Aber auch auf einer Scheibe ist ein Pfeil einer großen Belastung ausgesetzt. Überlegt mal, wie tief steckt ein Pfeil in einer neuen Stramitscheibe? Richtig, wenige Zentimeter. Die physikalisch Interessierten unter Euch können ja mal ausrechnen, welche Längsbeschleunigung dabei auf den Pfeil einwirkt.
Wichtiger als die Längs- ist jedoch die Querbeschleunigung. Schaut Euch mal Hochgeschwindigkeitsvideos vom Einschlag eines Pfeils auf einer Scheibe an, dann wisst Ihr, was ich meine. Noch schlimmer wird es, wenn ein Pfeil im Randbereich eines 3D-Tiers gerade noch zum Stecken kommt. Einer der Aspekte hierbei ist, dass ein nachfolgender Pfeil dabei an bereits steckende Pfeile anschlagen kann. Bei diesen Kollisionen besteht die Gefahr, dass der schwingende oder ein bereits steckender Pfeil dabei beschädigt wird.

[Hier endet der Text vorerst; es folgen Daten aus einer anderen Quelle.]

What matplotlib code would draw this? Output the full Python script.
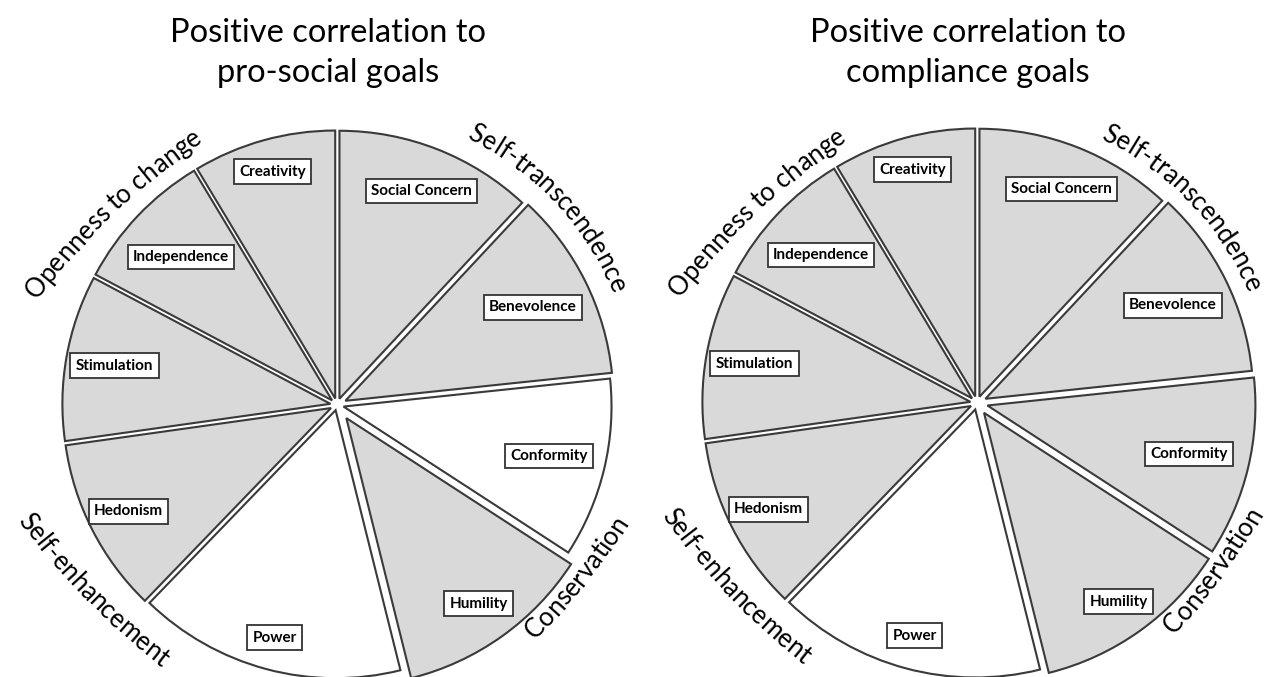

Ein anderer Aspekt ist der, dass die Pfeile an der Stelle, an der sie die Scheibenoberfläche durchbrechen, maximal belastet werden (kleiner Biegeradius), so dass es öfters vorkommt, dass ein Pfeil an genau dieser Stelle bricht. Erschwerend kommt hierbei hinzu, dass dies meist genau die Stelle ist, an dem das Insert oder die Spitze im Pfeilinneren endet, so dass hier der Bruch fast schon vorprogrammiert ist.
Weiterhin, und das wird der häufigste Fall sein, den jeder Schütze kennt, kann man sich Pfeile wunderbar zerstören, indem man einen Pfeil so dicht neben einen anderen Pfeil setzt, dass einer der beiden danach so stark eingedrückt ist, dass er nicht mehr geschossen werden kann.
Last but not least gibt es noch den klassischen „Robin-Hood-Schuss“, der sicherlich die spektakulärste Möglichkeit ist, sich einen oder gleich 2 Pfeile zu ruinieren.
Insbesondere bei Carbonschäften kommt noch der Abrieb im vorderen Bereich hinzu: vergleicht mal neue Schäfte mit denen, die eine Saison oder mehr auf Stramitscheiben hinter sich haben. Man kann Alu/Carbonpfeile durchaus bis aufs blanke Metall abnutzen. Ob das allerdings Sinn ergibt, ist eine andere Frage.
Inwieweit die Materialermüdung durch die Biegungen eine Rolle spielt, dazu kann ich nichts sagen (es wird gelegentlich diskutiert), es sieht aber in der Praxis meist so aus, dass die Pfeile aus den oben genannten Gründen nicht lange genug leben, damit sich dieser Effekt auswirken kann.
Bereits an anderer Stelle habe ich drauf hingewiesen, wie wichtig es ist, sich vom intakten Zustand seiner Pfeile zu überzeugen. Auch und insbesondere bei der Sicherheit sollte daher der Grundsatz „die Gesundheit geht vor, Pfeile sind Verbrauchsmaterial“ gelten. Wenn man auch überlegt, ob ein Pfeil noch schießbar ist, gehört er in die Tonne - oder als Blumenstecken zweitverwertet.
Es mag sicherlich noch weitere Möglichkeiten geben, sich seine Pfeile zu ruinieren, das Einklemmen in einer Auto- oder Toilettentür sei hier nur exemplarisch genannt (das habe ich mir nicht ausgedacht!). Was aber wichtig ist: vom Holzpfeil bis zum X10 sind Pfeile zwar ein wichtiger Punkt in der Kette, die das Treffen ermöglichen soll (neben dem Schützen vielleicht sogar der wichtigste Punkt), aber auch einer, dem man im Verlustfall nicht allzu viele Tränen nachweinen sollte, weil es eben Verbrauchsmaterial ist. Man muss es sich eben nur immer mal wieder klarmachen.